Today, news about Church scandals continues, of course: The Morning Call of western Pennsylvania reported on March 1, 2016 that “a grand jury report released Tuesday accuses two bishops who ran the Roman Catholic Diocese of Altoona-Johnstown of allowing at least 50 priests and other religious leaders to sexually abuse hundreds of children for decades.

“ ‘These predators desecrated a sacred trust and preyed upon their victims…where they should have felt most safe,’ state Attorney General Kathleen Kane said.”

In 1996, Likoudis wrote an extensive series — Wanderer issues dated August 8 to September 12 — on that diocese. After the news about the fresh accusations broke last March, The Wanderer received numerous calls from reporters who wanted to get copies of Paul’s reportage on the Diocese of Altoona-Johnstown. So, even coverage of bad news can continue to do some good, and may do so into the future.

Ten years earlier, in 1986, when Paul wrote Saints and the Struggle for a Christian Society, John Paul II’s long reign was still in its infancy. His canonization wouldn’t take place for more than three decades. But Likoudis was a John Paul II enthusiast from the beginning, as the late Pope helped inspired Paul’s spirituality and his vocation.

In The Wanderer dated April 14, 2005 — the first issue after St. John Paul’s death — Paul wrote “Memory and Identity…Remembering Pope John Paul II.” There, he recalled:

“John Paul II and I bonded the day of his election. I was sitting in a bar in the very northern tip of Maine after a hard day digging holes for guardrails along a new stretch of U.S. 1 with the Maine-Line Fence Company when the nightly news announced the election of the archbishop of Krakow, who once worked in a rock quarry.”

After noting that “in October 1978, I was dead set on getting away from it all, hiding out in the endless woods of northern Maine,” Likoudis continued:

“When the Pope spoke to more than 200,000 people in St. Peter’s Square at his inauguration Mass on October 22, his words shook me, and struck a deep chord:

“‘So often today man does not know what is within him, in the depths of mind and heart. So often he is uncertain about the meaning of his life on this earth. He is assailed by doubt, a doubt which turns into despair. We ask you, therefore, we beg you with humility and trust, let Christ speak to man. He alone has words of life, yes, eternal life.”

While no one would describe the present times in the Church as untroubled, in his last message to Wanderer readers (issue of August 11, 2016, p. 8B), Paul again wrote about JP II and reminded us that there is indeed something to be grateful for.

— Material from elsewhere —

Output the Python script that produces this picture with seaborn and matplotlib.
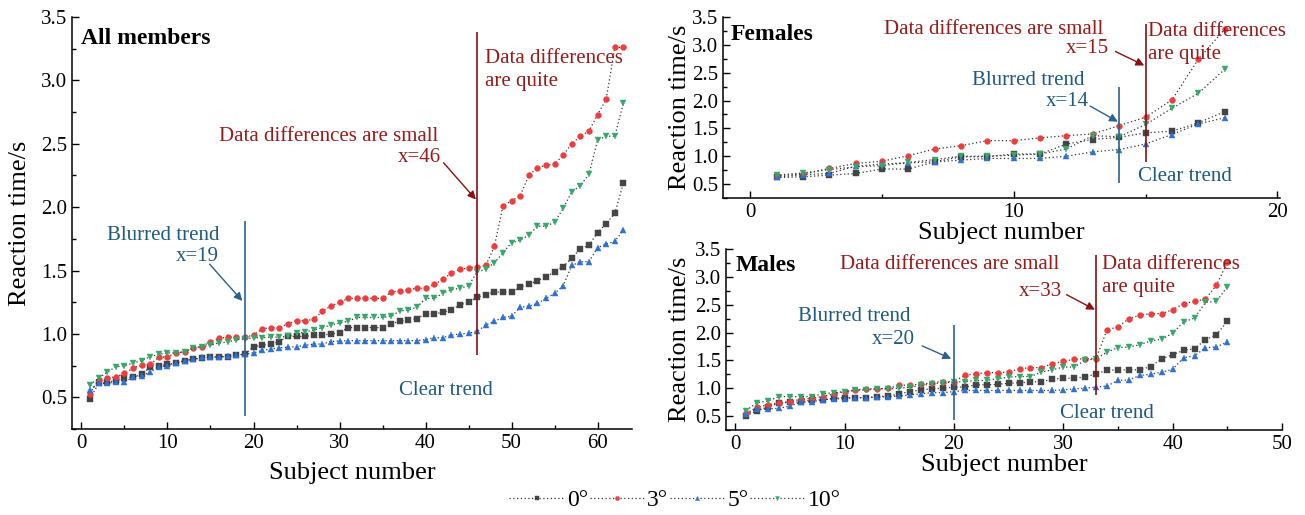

Paul first recalled covering the 1990 U.S. bishops’ meeting:

“The 1990 U.S. bishops’ meeting was the first I attended, and likely the most contentious of the decade. The issues that dominated the meeting were on ‘sexist language’ in the liturgy, and the bishops’ sex-ed document, Human Sexuality: A Catholic Perspective for Education and Lifelong Learning, which essentially called for cradle-to-grave sex education for Catholics. . . .

“Among my most vivid memories of that meeting were the interventions of the late New York Auxiliary Bishop Austin Vaughan, particularly on the sex-ed document and proposed feminist liturgical language. He was, literally, like Daniel in the lion’s den.”

Paul then concluded:

“Surely, it is a sign of how much the Church in this country has changed over the decades, and how successful, ultimately, Pope St. John Paul II was in purifying the U.S. Church of its Americanist tendencies. Critics may say what they will, but the U.S. Church — at least in its hierarchy — is not distinguished by prominent dissenters on the bench to the degree that it was then.”

Paul Likoudis’ writing covered saints and sinners, and heroes and villains in the “struggle for a Christian society.”

May we all be inspired as Paul was by the saints and heroes he wrote about, and may this servant of God rest in peace!